DATA EXCERPT:
□ □ □ □ □
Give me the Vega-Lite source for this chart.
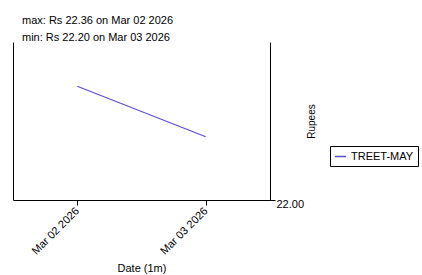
{
  "$schema": "https://vega.github.io/schema/vega-lite/v6.json",
  "autosize": "none",
  "width": 257,
  "height": 158,
  "padding": {"left": 13, "top": 42, "right": 152, "bottom": 75},
  "background": "white",
  "config": {
    "font": "Liberation Sans",
    "view": {"stroke": null},
    "axis": {"domainColor": "black", "tickColor": "black", "labelColor": "black", "titleColor": "black", "grid": false, "labelFont": "Liberation Sans", "titleFont": "Liberation Sans", "labelFontSize": 11, "titleFontSize": 11, "titleFontWeight": "normal"}
  },
  "title": {
    "text": "max: Rs 22.36 on Mar 02 2026",
    "subtitle": "min: Rs 22.20 on Mar 03 2026",
    "anchor": "start",
    "frame": "group",
    "dx": 9,
    "offset": -1,
    "font": "Liberation Sans",
    "fontSize": 11,
    "fontWeight": "normal",
    "color": "black",
    "subtitleFont": "Liberation Sans",
    "subtitleFontSize": 11,
    "subtitleColor": "black",
    "subtitlePadding": 6
  },
  "data": {
    "values": [
      {"date": "Mar 02 2026", "price": 22.36, "symbol": "TREET-MAY"},
      {"date": "Mar 03 2026", "price": 22.20, "symbol": "TREET-MAY"}
    ]
  },
  "encoding": {
    "x": {
      "field": "date", "type": "ordinal",
      "scale": {"type": "point", "padding": 0.5},
      "axis": {"title": "Date (1m)", "labelAngle": -45, "labelAlign": "right", "labelBaseline": "middle", "tickSize": 5, "labelPadding": 4, "titlePadding": 6, "labelFontSize": 11}
    }
  },
  "layer": [
    {
      "mark": {"type": "line", "color": "#5b4fd6", "strokeWidth": 1.2},
      "encoding": {
        "y": {
          "field": "price", "type": "quantitative",
          "scale": {"domain": [22.0, 22.5], "zero": false, "nice": false},
          "axis": {"orient": "right", "values": [22.0], "format": ".2f", "tickSize": 5, "labelPadding": 1, "labelOffset": 4, "title": "Rupees", "titleAngle": 270, "titleX": 46, "titleY": 79, "titleFontSize": 10}
        },
        "color": {
          "field": "symbol", "type": "nominal",
          "scale": {"range": ["#5b4fd6"]},
          "legend": {"title": null, "orient": "none", "legendX": 317, "legendY": 104, "symbolType": "stroke", "symbolSize": 120, "symbolStrokeWidth": 1.5, "strokeColor": "black", "padding": 4, "labelFontSize": 11, "labelColor": "black", "labelFont": "Liberation Sans", "cornerRadius": 0}
        }
      }
    },
    {
      "mark": {"type": "point", "opacity": 0},
      "encoding": {
        "y": {
          "field": "price", "type": "quantitative",
          "axis": {"orient": "left", "labels": false, "ticks": false, "title": null}
        }
      }
    }
  ],
  "resolve": {"axis": {"y": "independent"}}
}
□ □ □ □ □
DO THIS: Repeat the full listing above exactly, with no pictures in the copy.

WRITTEN RESPONSE:
Give me the Vega-Lite source for this chart.
{
  "$schema": "https://vega.github.io/schema/vega-lite/v6.json",
  "autosize": "none",
  "width": 257,
  "height": 158,
  "padding": {"left": 13, "top": 42, "right": 152, "bottom": 75},
  "background": "white",
  "config": {
    "font": "Liberation Sans",
    "view": {"stroke": null},
    "axis": {"domainColor": "black", "tickColor": "black", "labelColor": "black", "titleColor": "black", "grid": false, "labelFont": "Liberation Sans", "titleFont": "Liberation Sans", "labelFontSize": 11, "titleFontSize": 11, "titleFontWeight": "normal"}
  },
  "title": {
    "text": "max: Rs 22.36 on Mar 02 2026",
    "subtitle": "min: Rs 22.20 on Mar 03 2026",
    "anchor": "start",
    "frame": "group",
    "dx": 9,
    "offset": -1,
    "font": "Liberation Sans",
    "fontSize": 11,
    "fontWeight": "normal",
    "color": "black",
    "subtitleFont": "Liberation Sans",
    "subtitleFontSize": 11,
    "subtitleColor": "black",
    "subtitlePadding": 6
  },
  "data": {
    "values": [
      {"date": "Mar 02 2026", "price": 22.36, "symbol": "TREET-MAY"},
      {"date": "Mar 03 2026", "price": 22.20, "symbol": "TREET-MAY"}
    ]
  },
  "encoding": {
    "x": {
      "field": "date", "type": "ordinal",
      "scale": {"type": "point", "padding": 0.5},
      "axis": {"title": "Date (1m)", "labelAngle": -45, "labelAlign": "right", "labelBaseline": "middle", "tickSize": 5, "labelPadding": 4, "titlePadding": 6, "labelFontSize": 11}
    }
  },
  "layer": [
    {
      "mark": {"type": "line", "color": "#5b4fd6", "strokeWidth": 1.2},
      "encoding": {
        "y": {
          "field": "price", "type": "quantitative",
          "scale": {"domain": [22.0, 22.5], "zero": false, "nice": false},
          "axis": {"orient": "right", "values": [22.0], "format": ".2f", "tickSize": 5, "labelPadding": 1, "labelOffset": 4, "title": "Rupees", "titleAngle": 270, "titleX": 46, "titleY": 79, "titleFontSize": 10}
        },
        "color": {
          "field": "symbol", "type": "nominal",
          "scale": {"range": ["#5b4fd6"]},
          "legend": {"title": null, "orient": "none", "legendX": 317, "legendY": 104, "symbolType": "stroke", "symbolSize": 120, "symbolStrokeWidth": 1.5, "strokeColor": "black", "padding": 4, "labelFontSize": 11, "labelColor": "black", "labelFont": "Liberation Sans", "cornerRadius": 0}
        }
      }
    },
    {
      "mark": {"type": "point", "opacity": 0},
      "encoding": {
        "y": {
          "field": "price", "type": "quantitative",
          "axis": {"orient": "left", "labels": false, "ticks": false, "title": null}
        }
      }
    }
  ],
  "resolve": {"axis": {"y": "independent"}}
}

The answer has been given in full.